Elliott notes that British America - in spite of being tiny geographically (see map page 354) compared to Hispanic America - was administratively fragmented into the famous fourteen (sic) colonies, if you include Florida which became British after 1763. Whereas until the Bourbon reforms of the mid-eighteenth century Madrid ruled its immense landspace in the Americas stretching from Patagonia in the South to San Francisco in the North through just two viceroys - one in Mexico City and the other in Lima. That, says Elliot, posed for Simon Bolivar (South America's Washington) an insuperable problem upon independence: no state assemblies already functioning which could be bonded into a successful continental federation.
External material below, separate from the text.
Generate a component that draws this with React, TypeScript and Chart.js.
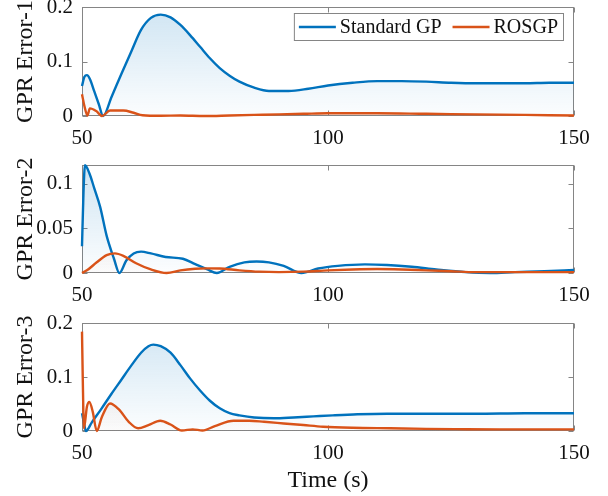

Indeed Bolivar had no Congress to refer to, nor was there any press which could be used to fan the flames of freedom nor it seems writers of the ilk of Thomas Paine and Jefferson who could and would produce tracts that rewrote the constitutions of virtually the whole world - eventually. When Bolivar condoned "presidents for life" (i.e.virtual dictators) the MP for Southwark (one of Bolivar's English allies) attempted to censure him via the House of Commons.

Enlightenment[]

Octavio Paz once famously said that Latin Americans, Mexicans are the ‘children of the enlightenment and the counter-reformation’ but they are also the heirs to and bear the marks of a ‘historical conflict’ which took place in the Americas between the British and Spanish ‘Empires’. It produced an historical fault-line which for several centuries separated the ‘anglo’ from the ‘hispano / latino’ and today still exists - running from the Alhambra district of East Los Angeles to the backstreets of Elephant and Castle in London.